Stop. Stop. André Ayew a fait beaucoup plus pour le club que la majeur partie de l’effectif. Il a su élever le niveau du club à la récupération, à la construction du jeu et à la finition. Il a eu des trous d’air, et alors, qui n’en a pas ? Il est encore jeune, il a une étape à franchir et il l’a déjà fait avec succès, celle de quitter un club qui lui a tout donné pour un club qui une ambition nouvelle depuis deux saisons. C’est en plus un pari que de ne pas aller dans un effectif pour cirer le banc. L’erreur, elle est unilatérale et elle est double. Il est facile d’accabler des dirigeants lorsqu’on est dans son canapé certes, mais de là à ne pas savoir appréhender un départ acquis depuis trois saisons d’un de ses jeunes, c’est une connerie monumentale. Ne pas savoir donner des garanties, c’est déjà déprécier son joueur. Finalement, Ayew a bien raison de partir si son patron ne croit pas davantage en lui. Cela ne fait pas de lui un traître au maillot. Qu’on se souvienne de tous ces matchs où il a placé sa tête, son pied pour donner des victoires précieuses et un élan difficile à trouver dans les années post-Deschamps. Il n’est pas concevable de critiquer un joueur, des joueurs qui ont mouillé le maillot et fait le dos rond lorsqu’ils ne tournaient pas bien, Ayew, Morel ou Gignac n’ont pas à avoir honte de partir de cette manière, ils ont été rudoyés mais ont su faire face et se relever.

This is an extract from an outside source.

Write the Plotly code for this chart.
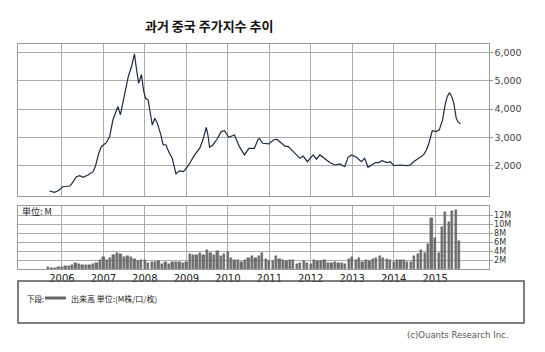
import plotly.graph_objects as go
import pandas as pd

W, H = 545, 352

# ---------------- data ----------------
price_t = [2005.70, 2005.82, 2005.91, 2006.02, 2006.19, 2006.23, 2006.35, 2006.43, 2006.51, 2006.63,
           2006.75, 2006.81, 2006.89, 2006.95, 2007.07, 2007.15, 2007.23, 2007.31, 2007.35, 2007.41,
           2007.47, 2007.60, 2007.68, 2007.75, 2007.80, 2007.85, 2007.92, 2007.97, 2008.02, 2008.08,
           2008.12, 2008.18, 2008.24, 2008.30, 2008.38, 2008.44, 2008.51, 2008.59, 2008.66, 2008.75,
           2008.83, 2008.93, 2009.04, 2009.20, 2009.32, 2009.40, 2009.48, 2009.52, 2009.56, 2009.64,
           2009.74, 2009.84, 2009.92, 2010.02, 2010.16, 2010.28, 2010.40, 2010.51, 2010.64, 2010.73,
           2010.76, 2010.84, 2010.99, 2011.10, 2011.18, 2011.26, 2011.38, 2011.46, 2011.54, 2011.64,
           2011.74, 2011.82, 2011.92, 2012.06, 2012.14, 2012.22, 2012.34, 2012.46, 2012.58, 2012.70,
           2012.82, 2012.90, 2012.98, 2013.10, 2013.22, 2013.30, 2013.38, 2013.46, 2013.56, 2013.64,
           2013.72, 2013.84, 2013.92, 2014.00, 2014.16, 2014.32, 2014.40, 2014.48, 2014.60, 2014.72,
           2014.79, 2014.85, 2014.93, 2015.02, 2015.10, 2015.18, 2015.24, 2015.29, 2015.35, 2015.40,
           2015.45, 2015.51, 2015.55, 2015.61]
price_v = [1120, 1075, 1130, 1270, 1295, 1365, 1625, 1660, 1600, 1680,
           1800, 2000, 2450, 2680, 2820, 3030, 3620, 3910, 4090, 3800,
           4210, 5140, 5500, 5940, 5400, 4910, 5220, 4650, 4380, 4320,
           3970, 3440, 3680, 3500, 3130, 2750, 2740, 2450, 2270, 1720,
           1830, 1800, 2000, 2390, 2620, 2920, 3360, 3090, 2660, 2740,
           2940, 3210, 3240, 3010, 3090, 2680, 2390, 2620, 2620, 2940,
           2975, 2800, 2775, 2915, 2940, 2855, 2700, 2680, 2560, 2390,
           2270, 2350, 2150, 2390, 2240, 2390, 2270, 2120, 2035, 2070,
           1975, 2305, 2390, 2305, 2150, 2270, 1955, 2035, 2120, 2120,
           2190, 2120, 2150, 2010, 2035, 2010, 2035, 2150, 2270, 2390,
           2560, 2800, 3240, 3210, 3270, 3620, 4150, 4440, 4580, 4440,
           4210, 3680, 3560, 3480]

vol_start = "2005-09-01"
volume_m = [0.4, 0.3, 0.3, 0.4,
            0.5, 0.6, 0.7, 0.9, 1.4, 1.2, 1.0, 0.9, 1.0, 1.1, 1.4, 2.0,
            2.6, 2.0, 2.4, 3.2, 3.5, 3.4, 2.6, 3.0, 2.6, 2.2, 1.7, 1.9,
            2.0, 1.3, 1.6, 1.5, 1.7, 1.1, 1.5, 1.2, 1.6, 1.6, 1.6, 1.4,
            1.6, 3.3, 3.1, 3.1, 3.5, 3.1, 4.2, 3.5, 3.2, 3.9, 2.9, 3.3,
            3.7, 2.4, 2.1, 2.1, 1.6, 2.1, 2.4, 2.8, 2.4, 3.0, 3.5, 2.2,
            1.8, 1.8, 2.9, 2.2, 2.0, 1.8, 2.0, 1.9, 1.1, 1.3, 1.7, 1.3,
            1.1, 1.9, 1.8, 1.7, 2.0, 1.4, 1.4, 1.5, 1.3, 1.4, 1.1, 2.2,
            2.6, 2.0, 2.4, 1.6, 2.1, 1.7, 2.3, 2.5, 2.9, 2.5, 2.3, 2.1,
            1.6, 2.0, 2.1, 2.0, 1.6, 1.5, 2.9, 3.3, 4.2, 3.6, 5.6, 11.3,
            7.0, 3.6, 9.4, 12.7, 10.5, 12.9, 13.1, 6.3]

year_ticks = ["2006-01-01", "2007-01-01", "2008-01-01", "2009-01-01", "2010-01-01",
              "2011-01-01", "2012-01-01", "2013-01-01", "2014-01-01", "2015-01-01"]
year_labels = ["2006", "2007", "2008", "2009", "2010", "2011", "2012", "2013", "2014", "2015"]
price_ticks = [2000, 3000, 4000, 5000, 6000]
price_tick_text = ["2,000", "3,000", "4,000", "5,000", "6,000"]
vol_ticks = [2, 4, 6, 8, 10, 12]
vol_tick_text = ["2M", "4M", "6M", "8M", "10M", "12M"]

title_text = "과거 중국 주가지수 추이"
unit_text = "単位: M"
legend_prefix = "下段:"
legend_text = "出来高 単位:(M株/口/枚)"
copyright_text = "(c)Ouants Research Inc."

# ---------------- helpers ----------------
def dec_to_date(d):
    y = int(d)
    start = pd.Timestamp(year=y, month=1, day=1)
    end = pd.Timestamp(year=y + 1, month=1, day=1)
    return start + (end - start) * (d - y)

price_x = [dec_to_date(d) for d in price_t]
vol_x = pd.date_range(vol_start, periods=len(volume_m), freq="MS")

def px(x):
    return x / W

def py(y):
    return 1 - y / H

x_dom = [px(18), px(488.5)]
x_range = ["2004-12-10", "2016-04-15"]

fig = go.Figure()
fig.add_trace(go.Scatter(x=price_x, y=price_v, mode="lines",
                         line=dict(color="#1c2a44", width=1.2),
                         xaxis="x", yaxis="y", hoverinfo="skip"))
fig.add_trace(go.Bar(x=vol_x, y=volume_m, marker=dict(color="#707070", line=dict(color="#555555", width=0.4)),
                     xaxis="x2", yaxis="y2", width=1000 * 3600 * 24 * 20, hoverinfo="skip"))

grid = "#ababab"
axis_common = dict(showline=True, linecolor="#9a9a9a", linewidth=1, mirror=True,
                   showgrid=True, gridcolor=grid, gridwidth=1, zeroline=False)

fig.update_layout(
    width=W, height=H,
    margin=dict(l=0, r=0, t=0, b=0),
    paper_bgcolor="white", plot_bgcolor="white",
    showlegend=False,
    bargap=0,
    font=dict(family="DejaVu Sans, Noto Sans CJK JP", color="#333333"),
    xaxis=dict(domain=x_dom, range=x_range, type="date", anchor="y",
               tickvals=year_ticks, ticktext=year_labels, showticklabels=False, ticks="", **axis_common),
    yaxis=dict(domain=[py(196), py(44)], range=[944, 6292], side="right", anchor="x",
               tickvals=price_ticks, ticktext=price_tick_text, ticks="outside", ticklen=3,
               tickcolor="#9a9a9a", tickfont=dict(size=9.5, color="#444444"), **axis_common),
    xaxis2=dict(domain=x_dom, range=x_range, type="date", anchor="y2",
                tickvals=year_ticks, ticktext=year_labels, ticks="",
                tickfont=dict(size=10, color="#222222"), **axis_common),
    yaxis2=dict(domain=[py(269), py(206)], range=[0, 14], side="right", anchor="x2",
                tickvals=vol_ticks, ticktext=vol_tick_text, ticks="outside", ticklen=3,
                tickcolor="#9a9a9a", tickfont=dict(size=8, color="#333333"), **axis_common),
)

# title
fig.add_annotation(text="<b>" + title_text + "</b>", x=px(209), y=py(26), xref="paper", yref="paper",
                   showarrow=False, xanchor="center", yanchor="middle",
                   font=dict(size=13, family="Noto Sans CJK KR", color="#111111"))
# unit label
fig.add_annotation(text=unit_text, x=px(20), y=py(211), xref="paper", yref="paper",
                   showarrow=False, xanchor="left", yanchor="middle",
                   font=dict(size=9, family="Noto Sans CJK JP", color="#222222"))
# legend box
fig.add_shape(type="rect", xref="paper", yref="paper", x0=px(18), x1=px(524), y0=py(323), y1=py(281),
              line=dict(color="#555555", width=1.5), fillcolor="rgba(0,0,0,0)")
fig.add_shape(type="line", xref="paper", yref="paper", x0=px(45), x1=px(66), y0=py(298), y1=py(298),
              line=dict(color="#666666", width=3))
fig.add_annotation(text=legend_prefix, x=px(25), y=py(298), xref="paper", yref="paper",
                   showarrow=False, xanchor="left", yanchor="middle",
                   font=dict(size=7.5, family="Noto Sans CJK JP", color="#222222"))
fig.add_annotation(text=legend_text, x=px(69), y=py(298), xref="paper", yref="paper",
                   showarrow=False, xanchor="left", yanchor="middle",
                   font=dict(size=8, family="Noto Sans CJK JP", color="#222222"))
fig.add_annotation(text=copyright_text, x=px(510), y=py(335), xref="paper", yref="paper",
                   showarrow=False, xanchor="right", yanchor="middle",
                   font=dict(size=8.5, family="DejaVu Sans", color="#555555"))

fig.write_html("out.html")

Et puis oui parce qu’il faut aussi le dire, ils proposent une vision du football que tout le monde oublie, ils ont respecté leur contrat jusqu’au bout. Partir sans indemnité, c’est aussi ne pas nourrir ce fumeux marché.
Frantz-Christophe Van Dustgroski

6 thoughts on “Les joueurs gratuits, ces traitres

  1. Réussir à conclure un article dont au sujet duquel on pourrait penser qu’il traite des transferts dans le football moderne, sans utiliser le mot « agent »… C’est beau, c’est grand!!
    D’ailleurs, c’est un peu comme la prime à la signature: ça n’existe pas vraiment.

    Mais pour le reste je suis bien d’accord, c’est du business, pas de la philanthropie ni une école de vertu. Donc aucune traîtrise, seulement des intérêts divergents ou convergents.

    D’ailleurs, en parlant de con et de verge… Labrune démission!!

  2. « tient absolument a laissé sa trace », moi j’en ai laissé une dans mon slip en lisant ca.

  3. Puis bon, revaloriser le contrat d’Ayew ça leur donnait un joueur de qualité sans avoir à débourser un montant de transfert faramineux. Ça s’appelle un amortissement. Mais bon, n’expliquons pas la gestion aux gestionnaires.